Farrell, Vicellous Reon Shannon, Terrance Dashon Howard

However, the most interesting aspect of "Hart's War" is how the film confronts racism head-on. Of particular note is how it illustrates the inherent hypocrisy of the American POWs by placing the discrimination of the black soldiers against the backdrop of the Allied war effort, a point that is not lost on Visser, who seems to relish the glaring contradiction. Though some viewers might find it distasteful to actually find themselves agreeing with a Nazi character, the point being made is not, and it injects some welcome moral ambiguity in what could have been another run-of-the-mill war drama.

Backing up the clever script is a collection of strong performances. Farrell, who seems to have more than a passing resemblance to Russell Crowe ("A Beautiful Mind"), is good as the conflicted yet determined Hart. Willis, who gets star billing, is credible as the unshakeable leader of the POWs, while Iures manages to be somewhat sympathetic as the camp's calculating commandant. Finally, Howard is credible as the accused officer, and is able to give his persecuted character a dignified voice without sounding preachy.
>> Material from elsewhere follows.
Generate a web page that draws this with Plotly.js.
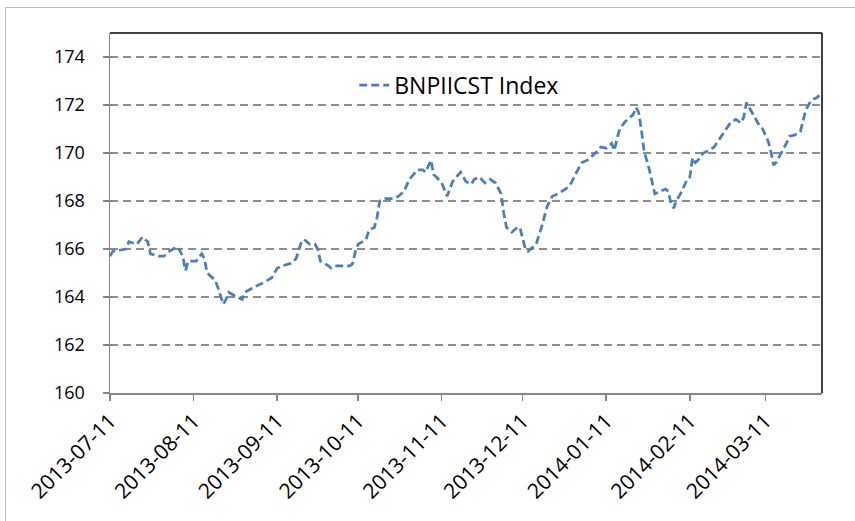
<!DOCTYPE html>
<html>
<head>
<meta charset="utf-8">
<script src="https://cdn.plot.ly/plotly-3.0.1.min.js"></script>
<style>
  html, body { margin: 0; padding: 0; background: #ffffff; overflow: hidden; }
  #frame { position: absolute; left: 5px; top: 7px; width: 1000px; height: 1000px;
           border-left: 1px solid #bcbcbc; border-top: 1px solid #bcbcbc; }
  #chart { position: absolute; left: 0; top: 0; width: 855px; height: 521px; }
</style>
</head>
<body>
<div id="frame"></div>
<div id="chart"></div>
<script>
const seriesName = 'BNPIICST Index';

const dates = [
  '2013-07-11','2013-07-12','2013-07-17','2013-07-18','2013-07-21','2013-07-23','2013-07-25','2013-07-26',
  '2013-07-29','2013-07-31','2013-08-02','2013-08-05','2013-08-07','2013-08-08','2013-08-09','2013-08-12',
  '2013-08-14','2013-08-15','2013-08-16','2013-08-19','2013-08-20','2013-08-21','2013-08-22','2013-08-23',
  '2013-08-24','2013-08-27','2013-08-29','2013-08-30','2013-09-02','2013-09-04','2013-09-06','2013-09-09',
  '2013-09-11','2013-09-13','2013-09-16','2013-09-18','2013-09-20','2013-09-21','2013-09-23','2013-09-25',
  '2013-09-26','2013-09-27','2013-09-30','2013-10-01','2013-10-03','2013-10-04','2013-10-08','2013-10-09',
  '2013-10-10','2013-10-11','2013-10-14','2013-10-15','2013-10-17','2013-10-18','2013-10-19','2013-10-21',
  '2013-10-24','2013-10-26','2013-10-28','2013-10-30','2013-11-01','2013-11-02','2013-11-04','2013-11-05',
  '2013-11-07','2013-11-08','2013-11-09','2013-11-11','2013-11-13','2013-11-15','2013-11-16','2013-11-18',
  '2013-11-20','2013-11-22','2013-11-23','2013-11-25','2013-11-27','2013-11-29','2013-12-01','2013-12-03',
  '2013-12-04','2013-12-05','2013-12-07','2013-12-09','2013-12-10','2013-12-11','2013-12-12','2013-12-13',
  '2013-12-15','2013-12-16','2013-12-18','2013-12-20','2013-12-22','2013-12-24','2013-12-27','2013-12-29',
  '2013-12-31','2014-01-02','2014-01-04','2014-01-07','2014-01-09','2014-01-11','2014-01-13','2014-01-14',
  '2014-01-15','2014-01-16','2014-01-18','2014-01-20','2014-01-21','2014-01-22','2014-01-23','2014-01-24',
  '2014-01-25','2014-01-27','2014-01-28','2014-01-29','2014-01-31','2014-02-02','2014-02-03','2014-02-04',
  '2014-02-05','2014-02-06','2014-02-08','2014-02-10','2014-02-11','2014-02-12','2014-02-13','2014-02-14',
  '2014-02-16','2014-02-18','2014-02-20','2014-02-22','2014-02-24','2014-02-26','2014-02-28','2014-03-02',
  '2014-03-03','2014-03-04','2014-03-05','2014-03-07','2014-03-09','2014-03-10','2014-03-12','2014-03-13',
  '2014-03-14','2014-03-15','2014-03-17','2014-03-19','2014-03-20','2014-03-22','2014-03-24','2014-03-25',
  '2014-03-26','2014-03-28','2014-03-30','2014-03-31'
];

const values = [
  165.7,165.9,166.0,166.3,166.2,166.5,166.3,165.8,
  165.7,165.7,165.9,166.1,165.7,165.1,165.5,165.5,
  165.8,165.6,165.0,164.7,164.4,164.0,163.7,163.9,
  164.2,164.0,163.9,164.2,164.4,164.5,164.6,164.8,
  165.2,165.3,165.4,165.6,166.3,166.4,166.2,166.2,
  166.0,165.5,165.3,165.2,165.3,165.3,165.3,165.4,
  165.9,166.2,166.4,166.8,166.9,167.3,168.0,168.1,
  168.1,168.2,168.4,168.9,169.2,169.3,169.3,169.2,
  169.7,169.1,169.0,168.75,168.2,168.8,168.95,169.2,
  168.8,168.7,168.9,169.0,168.75,168.9,168.75,168.3,
  167.5,166.9,166.7,166.9,166.9,166.5,166.0,165.9,
  166.1,166.2,166.9,167.75,168.2,168.3,168.5,168.75,
  169.2,169.6,169.7,170.0,170.25,170.2,170.4,170.1,
  170.6,171.0,171.3,171.5,171.6,171.9,171.7,171.0,
  170.1,169.3,168.75,168.3,168.4,168.5,168.4,167.9,
  167.7,168.0,168.4,168.9,169.0,169.8,169.6,169.7,
  170.0,170.1,170.25,170.6,170.9,171.25,171.4,171.25,
  171.5,172.1,171.9,171.5,171.1,171.0,170.5,170.1,
  169.5,169.6,170.0,170.45,170.7,170.75,170.9,171.4,
  171.8,172.2,172.3,172.4
];

const xTickVals = ['2013-07-11','2013-08-11','2013-09-11','2013-10-11','2013-11-11',
                   '2013-12-11','2014-01-11','2014-02-11','2014-03-11'];
const xTickText = ['2013-07-11','2013-08-11','2013-09-11','2013-10-11','2013-11-11',
                   '2013-12-11','2014-01-11','2014-02-11','2014-03-11'];
const xRange = ['2013-07-11','2014-04-01'];
const yRange = [160, 175];
const yTickVals = [160,162,164,166,168,170,172,174];

const FONT = 'Open Sans, Lato, sans-serif';

const trace = {
  x: dates, y: values, type: 'scatter', mode: 'lines', name: seriesName,
  line: { color: '#4a7ebb', width: 2.75, dash: '8px,4px' },
  showlegend: true
};

const layout = {
  width: 855, height: 521,
  margin: { l: 110, r: 33, t: 33, b: 128, pad: 0 },
  paper_bgcolor: 'rgba(0,0,0,0)',
  plot_bgcolor: '#ffffff',
  font: { family: FONT, size: 18, color: '#000000' },
  showlegend: true,
  legend: {
    x: 0.343, xanchor: 'left', y: 0.855, yanchor: 'middle',
    bgcolor: 'rgba(255,255,255,0)', borderwidth: 0,
    font: { family: FONT, size: 23, color: '#000000' }
  },
  xaxis: {
    type: 'date', range: xRange, tickmode: 'array',
    tickvals: xTickVals, ticktext: xTickText, tickangle: -45,
    showgrid: false, zeroline: false,
    showline: true, linecolor: '#868686', linewidth: 1.5,
    ticks: 'outside', ticklen: 6, tickcolor: '#868686', tickwidth: 1.5,
    tickfont: { family: FONT, size: 21, color: '#000000' }
  },
  yaxis: {
    range: yRange, tickmode: 'array', tickvals: yTickVals,
    showgrid: true, gridcolor: '#8c8c8c', gridwidth: 1.5, griddash: '8px,5px',
    zeroline: false,
    showline: true, linecolor: '#868686', linewidth: 1.5,
    ticks: 'outside', ticklen: 6, tickcolor: '#868686', tickwidth: 1.5,
    ticklabelstandoff: 14,
    tickfont: { family: FONT, size: 18, color: '#000000' }
  },
  shapes: [
    { type: 'line', xref: 'paper', yref: 'paper', x0: 0, x1: 1, y0: 1, y1: 1,
      line: { color: '#000000', width: 1.5 } },
    { type: 'line', xref: 'paper', yref: 'paper', x0: 1, x1: 1, y0: 0, y1: 1,
      line: { color: '#000000', width: 1.5 } }
  ]
};

Plotly.newPlot('chart', [trace], layout, { displayModeBar: false, staticPlot: true });
</script>
</body>
</html>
Since cutting his teeth in television, director Gregory Hoblit's artistry has been growing by leaps and bounds. After dubious starts with "Primal Fear" and "Fallen", he showed some promise with the time-travel thriller "Frequency", and now illustrates his ability to handle complex and hard-hitting material with "Hart's War". A blend of war film, POW action, and courtroom drama, "Hart's War" is an unexpected pleasure amidst the usual drivel that dominates the February box office.